Valley dogs have been around for centuries, but they were never given a specific name. These dogs were known to be watchdogs that would keep monks companion, during the winter. But in 1700s, they started to be known for saving lives. It is not known why or how this started. But it is thought that the monks brought the dogs with them, after snow storms, to help find troubled travelers. The dogs’ amazing sense of smell helped them find the lost travelers. After a while, Saint Bernards started to pick up the rescue techniques, that the monks were using. The monks started to send out the Saint Bernards by themselves to do the rescue. They would go out in twos and threes. It is said that the dogs would go through the snow, dig to the traveler, and lay on top of the traveler. One of the dogs would lay on top of the traveler to keep them warm. While the other dogs would go back to the monk and alert him, that they found a lost traveler. They saved around 2,000 people.
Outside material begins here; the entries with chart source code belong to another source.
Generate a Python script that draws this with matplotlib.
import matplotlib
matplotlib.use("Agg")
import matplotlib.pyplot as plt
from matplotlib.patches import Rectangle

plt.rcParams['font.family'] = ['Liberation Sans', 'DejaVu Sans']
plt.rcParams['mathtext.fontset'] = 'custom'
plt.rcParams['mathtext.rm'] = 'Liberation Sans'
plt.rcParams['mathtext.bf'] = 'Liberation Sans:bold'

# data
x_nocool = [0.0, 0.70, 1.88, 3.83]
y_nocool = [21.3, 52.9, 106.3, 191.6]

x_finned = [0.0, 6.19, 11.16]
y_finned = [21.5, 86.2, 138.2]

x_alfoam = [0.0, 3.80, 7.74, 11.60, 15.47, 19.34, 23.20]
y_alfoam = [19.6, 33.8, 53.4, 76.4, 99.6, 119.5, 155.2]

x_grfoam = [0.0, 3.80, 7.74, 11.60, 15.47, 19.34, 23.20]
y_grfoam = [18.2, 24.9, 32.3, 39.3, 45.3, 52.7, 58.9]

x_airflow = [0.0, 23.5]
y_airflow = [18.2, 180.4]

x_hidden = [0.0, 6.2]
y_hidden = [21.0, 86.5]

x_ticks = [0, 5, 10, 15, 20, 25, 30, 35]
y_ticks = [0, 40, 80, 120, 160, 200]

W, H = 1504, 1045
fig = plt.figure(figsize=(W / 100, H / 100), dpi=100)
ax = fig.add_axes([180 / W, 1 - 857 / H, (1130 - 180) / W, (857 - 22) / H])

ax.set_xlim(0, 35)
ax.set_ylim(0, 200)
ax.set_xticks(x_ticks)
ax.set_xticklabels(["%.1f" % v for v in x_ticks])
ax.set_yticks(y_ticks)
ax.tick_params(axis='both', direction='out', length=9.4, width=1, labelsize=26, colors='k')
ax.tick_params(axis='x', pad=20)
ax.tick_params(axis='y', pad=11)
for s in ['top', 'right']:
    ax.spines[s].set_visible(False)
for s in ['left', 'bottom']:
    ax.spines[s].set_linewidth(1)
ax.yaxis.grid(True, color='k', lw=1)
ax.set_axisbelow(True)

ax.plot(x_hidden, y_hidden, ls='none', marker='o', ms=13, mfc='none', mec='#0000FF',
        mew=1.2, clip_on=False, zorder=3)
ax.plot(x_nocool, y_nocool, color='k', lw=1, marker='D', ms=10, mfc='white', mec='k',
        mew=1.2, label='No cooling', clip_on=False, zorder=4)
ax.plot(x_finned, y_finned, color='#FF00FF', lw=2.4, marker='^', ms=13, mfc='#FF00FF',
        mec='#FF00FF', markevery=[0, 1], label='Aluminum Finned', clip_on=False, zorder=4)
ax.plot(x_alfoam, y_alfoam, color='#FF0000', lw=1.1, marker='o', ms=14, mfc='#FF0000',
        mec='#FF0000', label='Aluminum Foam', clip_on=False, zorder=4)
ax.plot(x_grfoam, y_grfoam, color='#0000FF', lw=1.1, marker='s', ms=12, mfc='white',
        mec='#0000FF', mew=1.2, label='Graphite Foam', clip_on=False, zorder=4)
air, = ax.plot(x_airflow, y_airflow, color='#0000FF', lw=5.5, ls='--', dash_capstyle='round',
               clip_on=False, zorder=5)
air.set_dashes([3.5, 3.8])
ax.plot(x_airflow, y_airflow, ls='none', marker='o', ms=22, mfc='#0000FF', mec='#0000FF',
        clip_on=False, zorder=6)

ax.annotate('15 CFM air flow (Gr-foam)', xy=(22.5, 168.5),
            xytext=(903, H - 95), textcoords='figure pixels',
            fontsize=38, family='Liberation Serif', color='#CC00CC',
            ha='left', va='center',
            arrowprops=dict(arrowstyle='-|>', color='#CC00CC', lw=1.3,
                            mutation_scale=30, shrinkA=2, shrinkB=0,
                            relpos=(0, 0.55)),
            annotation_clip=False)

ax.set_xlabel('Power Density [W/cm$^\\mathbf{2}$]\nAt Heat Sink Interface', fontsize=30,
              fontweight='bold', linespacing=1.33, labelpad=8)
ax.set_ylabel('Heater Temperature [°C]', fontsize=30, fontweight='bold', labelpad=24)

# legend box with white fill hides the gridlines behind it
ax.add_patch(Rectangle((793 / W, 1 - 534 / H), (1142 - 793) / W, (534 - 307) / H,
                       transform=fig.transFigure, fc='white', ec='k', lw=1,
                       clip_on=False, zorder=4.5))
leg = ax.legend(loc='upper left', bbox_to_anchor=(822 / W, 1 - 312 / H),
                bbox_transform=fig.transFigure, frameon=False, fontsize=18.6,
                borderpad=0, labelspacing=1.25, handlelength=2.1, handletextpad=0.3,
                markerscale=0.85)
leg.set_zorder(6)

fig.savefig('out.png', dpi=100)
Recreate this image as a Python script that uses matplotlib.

Around 1830, the monks started to breed Saint Bernards with Newfoundlands. This was because the monks thought that the long hair would help Saint Bernards in the cold. But this didn’t go as they thought it would go. The snow would get stuck to their fur and icicles would start to form. The monks decided to give away the dogs, to people around the Swiss valley. But in 1855, Heinrich Schumacher started to breed and send these dogs to England, Russia, and the United States.

Saint Bernards shouldn’t only be known for their role in Beethoven, but for their bravery in the valleys. Saint Bernards have stopped rescuing travelers. The monks have started to rely on helicopters to help them. But Saint Bernards loyal personality has stuck with them. Their tame personality makes them a great best friend for life.